— Written request —
Look through the data below and extract, unchanged, the lines from the one that contains "Recreate this image" to the one that contains "plt.rcParams['font.family'] = ['Lato', 'DejaVu", both included.

------------------------------------------------------------------------

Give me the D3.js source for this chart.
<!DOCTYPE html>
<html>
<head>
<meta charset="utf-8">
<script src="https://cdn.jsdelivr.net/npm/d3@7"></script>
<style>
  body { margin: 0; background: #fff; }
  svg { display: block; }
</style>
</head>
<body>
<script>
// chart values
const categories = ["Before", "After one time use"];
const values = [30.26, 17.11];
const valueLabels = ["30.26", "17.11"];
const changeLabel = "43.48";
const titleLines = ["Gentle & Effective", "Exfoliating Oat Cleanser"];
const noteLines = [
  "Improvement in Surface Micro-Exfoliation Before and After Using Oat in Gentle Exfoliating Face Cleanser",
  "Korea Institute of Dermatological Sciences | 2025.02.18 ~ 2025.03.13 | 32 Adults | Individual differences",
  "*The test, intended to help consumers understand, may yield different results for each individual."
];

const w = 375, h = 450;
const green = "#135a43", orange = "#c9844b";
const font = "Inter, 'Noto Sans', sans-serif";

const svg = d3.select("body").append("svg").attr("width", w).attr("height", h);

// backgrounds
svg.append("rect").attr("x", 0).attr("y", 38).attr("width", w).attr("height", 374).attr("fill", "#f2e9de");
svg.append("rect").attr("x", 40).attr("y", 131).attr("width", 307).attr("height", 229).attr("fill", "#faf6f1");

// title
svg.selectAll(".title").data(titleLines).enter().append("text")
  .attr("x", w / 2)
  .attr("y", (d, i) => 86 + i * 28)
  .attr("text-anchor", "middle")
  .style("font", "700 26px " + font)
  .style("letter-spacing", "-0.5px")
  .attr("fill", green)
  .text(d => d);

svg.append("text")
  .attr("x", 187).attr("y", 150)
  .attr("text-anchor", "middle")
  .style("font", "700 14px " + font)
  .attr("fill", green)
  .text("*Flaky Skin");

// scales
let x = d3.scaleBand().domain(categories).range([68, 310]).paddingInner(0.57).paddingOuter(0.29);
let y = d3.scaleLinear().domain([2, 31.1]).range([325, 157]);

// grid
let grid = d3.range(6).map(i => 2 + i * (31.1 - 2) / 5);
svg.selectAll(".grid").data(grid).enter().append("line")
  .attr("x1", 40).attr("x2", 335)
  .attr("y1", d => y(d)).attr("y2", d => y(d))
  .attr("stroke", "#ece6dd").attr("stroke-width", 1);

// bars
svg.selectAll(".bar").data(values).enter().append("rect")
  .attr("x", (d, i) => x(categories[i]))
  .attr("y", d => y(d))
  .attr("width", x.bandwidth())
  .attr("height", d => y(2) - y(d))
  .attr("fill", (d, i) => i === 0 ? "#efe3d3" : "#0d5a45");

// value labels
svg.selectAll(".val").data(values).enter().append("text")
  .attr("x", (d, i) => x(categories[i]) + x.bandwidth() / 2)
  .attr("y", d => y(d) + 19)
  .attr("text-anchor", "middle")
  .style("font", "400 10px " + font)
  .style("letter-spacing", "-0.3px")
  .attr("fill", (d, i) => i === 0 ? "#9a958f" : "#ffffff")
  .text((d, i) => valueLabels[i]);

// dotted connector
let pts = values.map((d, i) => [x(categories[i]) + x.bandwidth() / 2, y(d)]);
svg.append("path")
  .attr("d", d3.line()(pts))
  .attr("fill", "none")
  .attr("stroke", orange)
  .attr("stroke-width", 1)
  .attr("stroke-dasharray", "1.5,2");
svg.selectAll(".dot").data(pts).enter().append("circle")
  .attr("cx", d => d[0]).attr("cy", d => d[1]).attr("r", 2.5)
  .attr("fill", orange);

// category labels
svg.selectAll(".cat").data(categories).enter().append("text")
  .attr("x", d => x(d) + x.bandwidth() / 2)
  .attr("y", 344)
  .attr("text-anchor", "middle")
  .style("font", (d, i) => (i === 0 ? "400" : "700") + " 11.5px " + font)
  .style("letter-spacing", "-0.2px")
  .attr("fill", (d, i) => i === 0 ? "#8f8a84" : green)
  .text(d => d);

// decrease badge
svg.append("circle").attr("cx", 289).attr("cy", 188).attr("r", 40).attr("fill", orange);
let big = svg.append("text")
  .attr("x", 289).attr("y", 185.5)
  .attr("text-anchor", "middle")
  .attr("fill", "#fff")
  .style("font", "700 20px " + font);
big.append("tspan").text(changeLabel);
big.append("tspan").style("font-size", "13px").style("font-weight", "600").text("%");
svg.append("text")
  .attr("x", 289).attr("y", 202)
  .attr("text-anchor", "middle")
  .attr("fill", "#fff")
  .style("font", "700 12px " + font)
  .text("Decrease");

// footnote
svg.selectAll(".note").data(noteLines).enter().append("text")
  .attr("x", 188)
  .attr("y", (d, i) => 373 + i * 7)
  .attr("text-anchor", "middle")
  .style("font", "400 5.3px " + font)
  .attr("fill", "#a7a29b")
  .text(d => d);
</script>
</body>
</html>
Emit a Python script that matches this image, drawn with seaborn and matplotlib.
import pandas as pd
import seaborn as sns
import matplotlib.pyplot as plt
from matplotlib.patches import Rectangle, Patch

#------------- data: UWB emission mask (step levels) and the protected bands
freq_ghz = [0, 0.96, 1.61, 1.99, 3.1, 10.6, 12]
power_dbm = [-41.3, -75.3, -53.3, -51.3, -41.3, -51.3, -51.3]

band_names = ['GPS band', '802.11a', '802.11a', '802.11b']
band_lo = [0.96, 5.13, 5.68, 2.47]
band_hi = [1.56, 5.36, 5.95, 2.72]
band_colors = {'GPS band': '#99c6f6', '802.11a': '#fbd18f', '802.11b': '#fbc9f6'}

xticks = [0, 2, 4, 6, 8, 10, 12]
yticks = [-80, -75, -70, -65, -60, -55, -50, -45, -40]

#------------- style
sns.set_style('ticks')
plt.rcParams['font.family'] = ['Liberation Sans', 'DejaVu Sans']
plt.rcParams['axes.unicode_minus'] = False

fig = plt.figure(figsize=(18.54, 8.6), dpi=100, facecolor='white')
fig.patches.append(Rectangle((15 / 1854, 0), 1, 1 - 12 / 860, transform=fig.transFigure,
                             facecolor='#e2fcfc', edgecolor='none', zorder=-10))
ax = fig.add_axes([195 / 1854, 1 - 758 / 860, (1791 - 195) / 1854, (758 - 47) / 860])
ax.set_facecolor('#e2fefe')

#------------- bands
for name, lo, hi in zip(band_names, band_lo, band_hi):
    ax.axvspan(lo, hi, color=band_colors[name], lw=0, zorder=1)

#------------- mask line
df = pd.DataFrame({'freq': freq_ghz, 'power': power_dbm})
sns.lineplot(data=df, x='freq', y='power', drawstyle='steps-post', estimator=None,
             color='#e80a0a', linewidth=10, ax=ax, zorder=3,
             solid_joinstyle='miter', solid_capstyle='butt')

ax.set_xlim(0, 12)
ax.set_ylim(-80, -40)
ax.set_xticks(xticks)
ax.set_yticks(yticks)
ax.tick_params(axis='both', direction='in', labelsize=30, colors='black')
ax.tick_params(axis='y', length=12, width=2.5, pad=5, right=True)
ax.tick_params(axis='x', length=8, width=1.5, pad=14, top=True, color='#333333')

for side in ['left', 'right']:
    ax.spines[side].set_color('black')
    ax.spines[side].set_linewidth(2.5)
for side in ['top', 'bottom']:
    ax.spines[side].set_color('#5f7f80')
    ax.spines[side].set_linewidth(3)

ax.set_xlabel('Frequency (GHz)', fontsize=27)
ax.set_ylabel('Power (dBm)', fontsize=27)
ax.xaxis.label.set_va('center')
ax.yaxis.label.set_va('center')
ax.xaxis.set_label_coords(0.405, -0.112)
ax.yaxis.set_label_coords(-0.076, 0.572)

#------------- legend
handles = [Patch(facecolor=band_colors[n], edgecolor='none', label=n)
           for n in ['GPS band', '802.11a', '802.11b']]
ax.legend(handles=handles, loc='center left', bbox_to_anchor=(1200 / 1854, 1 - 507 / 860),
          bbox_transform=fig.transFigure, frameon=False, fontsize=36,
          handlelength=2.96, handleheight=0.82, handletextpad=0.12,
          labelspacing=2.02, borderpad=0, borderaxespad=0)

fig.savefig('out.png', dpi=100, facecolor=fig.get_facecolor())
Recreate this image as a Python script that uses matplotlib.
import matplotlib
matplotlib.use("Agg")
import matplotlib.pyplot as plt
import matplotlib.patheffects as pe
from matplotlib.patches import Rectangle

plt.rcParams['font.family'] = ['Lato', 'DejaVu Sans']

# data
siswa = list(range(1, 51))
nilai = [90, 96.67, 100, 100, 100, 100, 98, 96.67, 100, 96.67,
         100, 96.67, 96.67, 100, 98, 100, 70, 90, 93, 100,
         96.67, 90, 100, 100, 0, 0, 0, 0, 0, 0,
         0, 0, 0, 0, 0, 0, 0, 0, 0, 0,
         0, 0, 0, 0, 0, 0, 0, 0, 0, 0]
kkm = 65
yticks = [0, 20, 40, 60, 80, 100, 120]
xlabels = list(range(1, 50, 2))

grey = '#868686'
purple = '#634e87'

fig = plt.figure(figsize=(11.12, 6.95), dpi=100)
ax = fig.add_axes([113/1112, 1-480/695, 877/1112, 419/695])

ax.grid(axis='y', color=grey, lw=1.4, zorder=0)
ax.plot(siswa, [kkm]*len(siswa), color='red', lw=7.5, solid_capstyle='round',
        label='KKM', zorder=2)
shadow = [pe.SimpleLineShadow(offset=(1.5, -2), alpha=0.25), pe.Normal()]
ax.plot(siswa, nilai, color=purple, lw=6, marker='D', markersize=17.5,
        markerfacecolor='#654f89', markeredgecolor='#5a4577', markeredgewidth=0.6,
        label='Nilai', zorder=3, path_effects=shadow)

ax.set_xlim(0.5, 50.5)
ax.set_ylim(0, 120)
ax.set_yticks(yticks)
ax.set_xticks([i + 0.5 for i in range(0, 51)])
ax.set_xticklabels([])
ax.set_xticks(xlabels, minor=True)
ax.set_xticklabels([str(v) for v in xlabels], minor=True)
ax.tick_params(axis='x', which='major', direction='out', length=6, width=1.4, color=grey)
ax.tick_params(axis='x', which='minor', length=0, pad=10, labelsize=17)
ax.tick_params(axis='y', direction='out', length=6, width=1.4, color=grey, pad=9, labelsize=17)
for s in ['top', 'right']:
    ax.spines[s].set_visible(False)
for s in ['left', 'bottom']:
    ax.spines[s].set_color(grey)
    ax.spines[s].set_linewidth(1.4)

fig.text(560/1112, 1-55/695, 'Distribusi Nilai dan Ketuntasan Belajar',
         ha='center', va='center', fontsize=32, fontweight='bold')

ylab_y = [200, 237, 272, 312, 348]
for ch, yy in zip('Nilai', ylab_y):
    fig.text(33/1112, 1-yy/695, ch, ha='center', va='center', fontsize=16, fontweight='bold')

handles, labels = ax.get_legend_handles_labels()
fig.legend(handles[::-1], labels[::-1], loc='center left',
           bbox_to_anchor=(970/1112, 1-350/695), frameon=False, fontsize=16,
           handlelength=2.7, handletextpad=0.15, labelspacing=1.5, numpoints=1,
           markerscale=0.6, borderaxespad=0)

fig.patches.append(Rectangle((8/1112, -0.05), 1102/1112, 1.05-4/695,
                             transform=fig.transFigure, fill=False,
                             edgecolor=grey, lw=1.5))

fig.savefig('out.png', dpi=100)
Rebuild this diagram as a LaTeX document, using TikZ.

------------------------------------------------------------------------

— Expected answer —
Recreate this image as a Python script that uses matplotlib.
import matplotlib
matplotlib.use("Agg")
import matplotlib.pyplot as plt
import matplotlib.patheffects as pe
from matplotlib.patches import Rectangle

plt.rcParams['font.family'] = ['Lato', 'DejaVu Sans']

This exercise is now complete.